Decision as per Majority Ruling:


According to CCI, airline alliances improve and extend services, resulting in more competition in that
market. Additionally, it made the assumption that the planned combination may open the door for
other stakeholders to make similar mergers, increasing competition in the industry. Given that Jet
has been experiencing financial difficulties, CCI also took into account the planned equity infusion's
significance. This combination would enable Jet to maintain its competitive edge in the key markets
in both India and beyond.

The proposed combination was therefore approved with the caveat that the approval is based on
the information/details as provided by the parties and that in case of any modifications later on,
fresh approval should be sought. Based on the foregoing reasoning and observations, CCI concluded
that the proposed combination is not likely to have AAEC in India. Additionally, it was the
responsibility of the parties to make sure that this ex-ante permission would not result in an ex-post
breach of the Act's provisions.

Decision as per Minority Ruling:


The minority decision in the case, which held that AAEC would exist in the market for international
air passenger transportation, was founded on the following considerations:

1. The implementation of frequent flyer participation (FFP) policies would constrain consumers and
is likely to result in the creation of entry/expansion barriers, making it challenging for rivals and new
entrants to attract clients from the parties to their network.

2. The parties' and CCI's observation of the substitutability approach with regard to airports is based
on incorrect premises. Due to the fact that neither consumers nor airlines themselves perceive the
various airport air services in the India-UAE market as interchangeable goods.

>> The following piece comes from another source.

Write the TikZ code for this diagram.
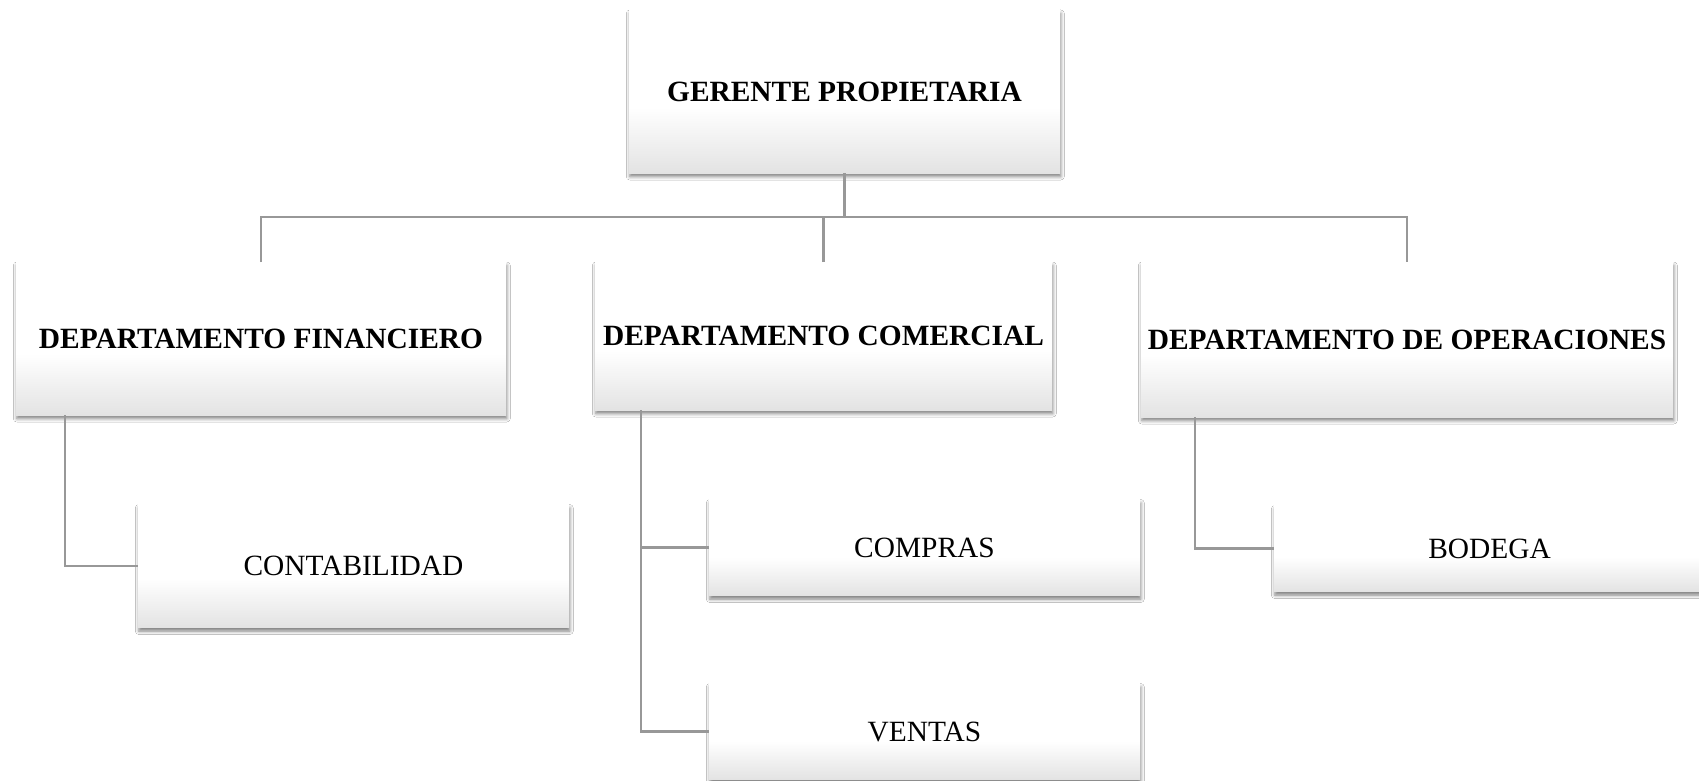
\documentclass[tikz,border=0pt]{standalone}
\usepackage{fontspec}
\setmainfont{Liberation Serif}
\usetikzlibrary{shadows.blur}
\pgfdeclareverticalshading{boxshade}{100bp}{color(0bp)=(black!11); color(25bp)=(black!11); color(45bp)=(white); color(100bp)=(white)}
\definecolor{conncol}{RGB}{152,152,152}
\tikzset{
  orgbox/.style={shading=boxshade, inner sep=0pt, outer sep=0pt,
    blur shadow={shadow xshift=0.8pt, shadow yshift=-3.5pt, shadow blur radius=3.5pt, shadow opacity=50},
    font=\fontsize{29.4}{34}\selectfont, align=center},
  headbox/.style={orgbox, font=\fontsize{29.4}{34}\selectfont\bfseries},
  conn/.style={draw=conncol, line width=2.8pt}
}
\begin{document}
\begin{tikzpicture}[x=1pt, y=-1pt]
\useasboundingbox (0,0) rectangle (1699,781);
\fill[white] (0,0) rectangle (1699,781);
\coordinate (bus) at (0,217);
\coordinate (fx) at (65,0);
\coordinate (cx) at (641,0);
\coordinate (ox) at (1195,0);

\node[headbox, minimum width=431pt, minimum height=163pt] (top) at (844.5,91.5) {GERENTE PROPIETARIA};
\node[headbox, minimum width=490pt, minimum height=153pt] (fin) at (261,338.5) {DEPARTAMENTO FINANCIERO};
\node[headbox, minimum width=457pt, minimum height=148pt] (com) at (823.5,336) {DEPARTAMENTO COMERCIAL};
\node[headbox, minimum width=532pt, minimum height=155pt] (ope) at (1407,339.5) {DEPARTAMENTO DE OPERACIONES};

\node[orgbox, minimum width=431pt, minimum height=123pt] (cont) at (353.5,566) {CONTABILIDAD};
\node[orgbox, minimum width=431pt, minimum height=96pt] (compras) at (924.5,547.5) {COMPRAS};
\node[orgbox, minimum width=431pt, minimum height=96pt] (ventas) at (924.5,731.5) {VENTAS};
\node[orgbox, minimum width=431pt, minimum height=86pt] (bodega) at (1489.5,548.5) {BODEGA};

\draw[conn] (top.south) -- (top.south |- bus);
\draw[conn] (fin.north) -- (fin.north |- bus) -- (ope.north |- bus) -- (ope.north);
\draw[conn] (com.north) -- (com.north |- bus);
\draw[conn] (fin.south -| fx) |- (cont.west);
\draw[conn] (com.south -| cx) |- (compras.west);
\draw[conn] (com.south -| cx) |- (ventas.west);
\draw[conn] (ope.south -| ox) |- (bodega.west);
\end{tikzpicture}
\end{document}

3. While competitors have been present on all routes, it has been noted that Jet and Etihad are the
only ones still operating on the direct route between Delhi and Abu Dhabi. The proposed
combination will end competition between Jet and Etihad because they will likely effectively operate
as one airline as a result of the proposed combination.

4. In addition, airlines that offer one-stop services should only be viewed as distant rivals that do not
currently or in the near future pose a serious threat to the parties' ability to compete.

Therefore, it was determined by minority order that inquiry was required since the proposed merger
is anticipated to have a significant negative impact on competition in the market for international
aviation passenger transportation to and from India.

Analysis of the Order:


As previously indicated, CCI considered the combination agreement between two airlines for the
first time in this instance. The main justification for CCI's judgement is that there has been enough
competition in the pertinent market, making it unlikely that there would be AAEC there. The ruling in
the British Airways and Iberia merger, wherein the European Commission found that the stated
combination will not harm competition until there are credible and effective rivals in the relevant
market, is considered to have served as inspiration for this strategy.

Reiterating the notion that no inquiry is necessary where the information at hand is adequate to
generate a judgement for the purpose of determining the issue in a combination case The dissenting
decision, however, argued that more research was required before approving the suggested
combination. It should be noted that the ruling has been explicit that the parties would seek new
permission if any erroneous information or changes are made to the proposed combination.

Having said so, after its judgement, CCI fined Etihad Rs. 1 crore under section 43 of the Act for
finalising portions of the acquisition without receiving its consent. In February of this year, Etihad
paid $70 million for Jet Airways' three Heathrow airport slots and leased them back to the Indian
carrier in anticipation of the merger. The two parties agreed into an arrangement that was kept a
secret from CCI even while the subject was still up for approval. The aforementioned fine, however,
will not affect CCI's prior approval of the Jet-Etihad agreement. A claim against the CCI's clearance of
the aforementioned agreement has been allowed by the Competition Appellate Tribunal.